Data observability sounds expensive and complex. Here’s how to start in one afternoon.
Start with business-critical data, not all data.
How to find “business-critical”: ask your stakeholders which reports they’d notice first if the numbers were wrong. Usually it’s revenue, customer counts, or operational metrics that feed executive dashboards. Those tables come first.
Pick 3 of those tables. Monitor freshness and volume. Tools like Monte Carlo, Metaplane, or even dbt’s built-in tests can get you there. That’s your afternoon. You’re already ahead of most teams.
From there, layer up. Add anomaly detection in the following weeks - modern tools use ML to catch unknown unknowns. Then set SLAs. “This table refreshes daily by 9am” becomes a trackable promise.
The key: funnel alerts to one Slack channel with context. No scattered emails. No mystery pings. One place, clear signal.

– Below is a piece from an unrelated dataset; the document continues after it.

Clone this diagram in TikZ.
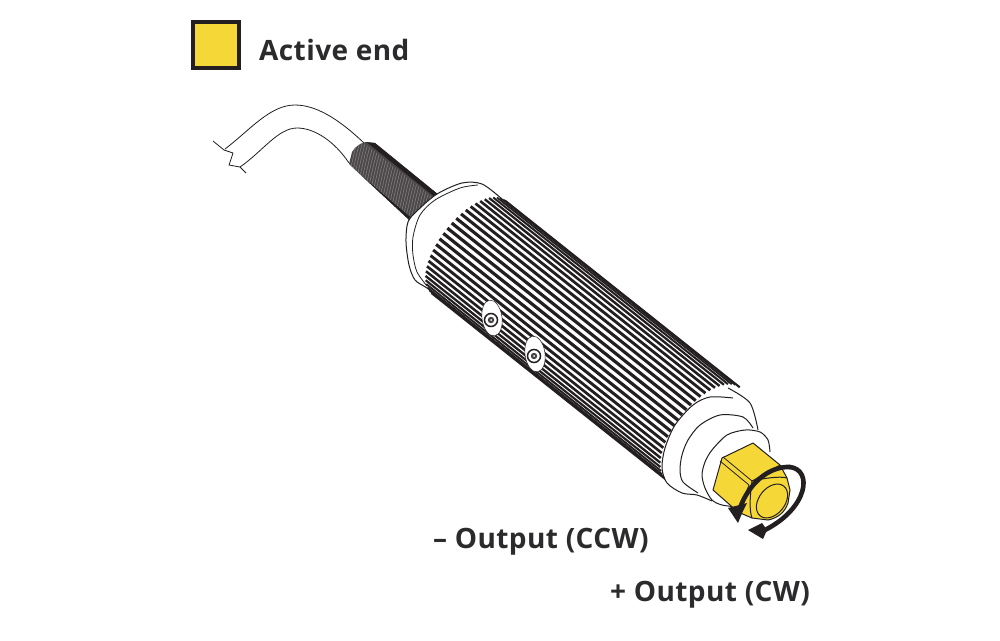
\documentclass[tikz,border=0pt]{standalone}
\usepackage{fontspec}
\setmainfont{Open Sans}[LetterSpace=1.5]
\definecolor{ink}{HTML}{231F20}
\definecolor{labelink}{HTML}{2B2A2C}
\definecolor{amber}{HTML}{F5D838}
\tikzset{
  px/.style={x=1pt,y=-1pt},
  outline/.style={draw=ink,line width=1pt,line join=round},
  hair/.style={draw=ink,line width=.8pt,line join=round},
  label/.style={font=\bfseries\fontsize{28}{30}\selectfont,text=labelink,anchor=base west,inner sep=0pt},
  flow/.style={draw=ink,line width=4.6pt,line cap=round},
}
\begin{document}
\begin{tikzpicture}[px]
\useasboundingbox (0,0) rectangle (1000,640);
\fill[white] (0,0) rectangle (1000,640);
% legend
\node[draw=ink,line width=4pt,fill=amber,minimum size=46pt,inner sep=0pt,anchor=center] (swatch) at (215.5,45) {};
\node[label] (legendtext) at (259,60) {Active end};
% cable
\draw[hair] (225,149) .. controls (250,130) and (270,105) .. (295,105) .. controls (320,105) and (345,125) .. (364,143);
\draw[hair] (240,167) .. controls (262,152) and (278,128) .. (297,128) .. controls (315,128) and (335,142) .. (349,163);
\draw[hair] (213,141) -- (224,150) -- (233,153) -- (229,165) -- (240,167) -- (246,173);
% strain relief
\fill[ink!82] (349,164) -- (352,152) .. controls (355,147) and (360,143) .. (366,142) -- (375,143) -- (445,200) -- (420,230) -- cycle;
\begin{scope}
\clip (349,164) -- (352,152) .. controls (355,147) and (360,143) .. (366,142) -- (375,143) -- (445,200) -- (420,230) -- cycle;
\foreach \k in {0,3,...,100}
  \draw[white!40!ink,line width=.7pt] (358+\k*0.78,138+\k*0.62) .. controls (354+\k*0.78,152+\k*0.62) and (352+\k*0.78,165+\k*0.62) .. (348+\k*.78,178+\k*.62);
\draw[ink,line width=4pt] (347,166) -- (420,228);
\draw[ink,line width=5pt] (368,140) -- (445,202);
\end{scope}
% cap and body white
\fill[white] plot[smooth] coordinates {(502,199) (482,184) (462,183) (437,194) (418,210) (408,222) (406,242) (409,265) (415,280) (427,288) (440,298)} -- (660,477) -- (760,400) -- cycle;
\draw[outline] plot[smooth] coordinates {(502,199) (482,184) (462,183) (437,194) (418,210) (408,222) (406,242) (409,265) (415,280) (427,288) (440,298)};
\draw[hair] plot[smooth] coordinates {(478,185) (460,188) (435,200) (420,215) (413,237) (413,255) (417,272) (427,286)};
% knurling
\begin{scope}[shift={(701,428)},rotate=-38.5]
\def\Rk{59}\def\Vc{3}\def\Uz{-295}\def\Uo{5}\def\Bk{28}
\foreach \t in {-86,-79.5,...,86}{
  \pgfmathsetmacro{\v}{\Vc+\Rk*sin(\t)}
  \pgfmathsetmacro{\off}{\Bk*cos(\t)}
  \pgfmathsetmacro{\w}{1.2+2.0*cos(\t)}
  \draw[ink,line width=\w pt] (\Uz-\off,\v) -- (\Uo-\off,\v);
}
\draw[ink,line width=2pt] (\Uz,\Vc-\Rk) -- (\Uo,\Vc-\Rk);
\draw[ink,line width=2.4pt] (\Uz,\Vc+\Rk) -- (\Uo,\Vc+\Rk);
\end{scope}
% screws
\foreach \sx/\sy/\n in {492/318/a,535/354/b}{
  \draw[fill=white,draw=ink,line width=.5pt,rotate around={8:(\sx,\sy)}] (\sx,\sy) ellipse [x radius=10,y radius=18];
  \draw[fill=white,draw=ink,line width=1.5pt] (\sx-1,\sy+2) circle (6.5);
  \fill[ink!85] (\sx-1,\sy+2) circle (3.2);
  \fill[white] (\sx-1,\sy+2) circle (1);
}
% end steps
\fill[white] plot[smooth] coordinates {(728,388) (750,403) (759,430) (772,445) (776,470) (750,510) (722,506) (697,495) (667,483) (665,448) (693,405)} -- cycle;
\draw[outline] plot[smooth] coordinates {(728,388) (750,403) (758,430)};
\draw[outline] plot[smooth] coordinates {(733,398) (710,397) (693,405) (675,425) (665,448) (662,468) (667,483) (682,493) (697,495) (712,501)};
\draw[outline] plot[smooth] coordinates {(753,428) (743,417) (720,415) (700,425) (688,440) (682,455) (680,470) (683,482) (698,493)};
\draw[outline] plot[smooth] coordinates {(770,452) (768,440) (760,432) (745,430) (727,435) (712,450) (705,462) (702,475) (705,488) (712,500) (722,505) (738,507)};
% hex head
\draw[outline,fill=amber] (722,458) -- (753,443) -- (780,465) -- (787,478) -- (790,490) -- (788,503) .. controls (785,512) and (778,518) .. (768,520) -- (752,518) -- (738,512) -- (713,490) -- cycle;
\draw[hair] (720,461) -- (749,485);
\draw[hair] (723,457) -- (752,481) -- (780,465);
\draw[hair] (749,485) -- (738,512);
\draw[outline] (752,481) .. controls (765,478) and (780,476) .. (787,478);
\draw[outline] (752,481) .. controls (750,495) and (749,510) .. (752,518);
\draw[outline,rotate around={-38.5:(772,501)}] (772,501) ellipse [x radius=13,y radius=19];
% rotation arrows
\coordinate (apex) at (790,467);
\draw[flow] (740,508) .. controls (748,485) and (768,466) .. (apex);
\draw[flow] (apex) .. controls (813,470) and (808,508) .. (765,530);
\fill[ink] (728,508) -- (747,503) -- (743,511) -- (738,523) -- cycle;
\fill[ink] (748,530) -- (762,523) -- (767,530) -- (763,539) -- cycle;
% labels
\node[label] (minus) at (433,548) {– Output (CCW)};
\node[label] (plus) at (610,601) {+ Output (CW)};
\end{tikzpicture}
\end{document}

This isn’t some six-month transformation project. Prove value early, expand gradually. I’ve seen teams set up basic monitoring on a Friday afternoon and catch their first incident Monday morning.
The technical part is straightforward. Deciding which data actually matters - that’s where teams get stuck.
What’s your team’s average time to detect a data incident? Under 1 hour is solid. Over 24 hours means stakeholders are finding your bugs for you.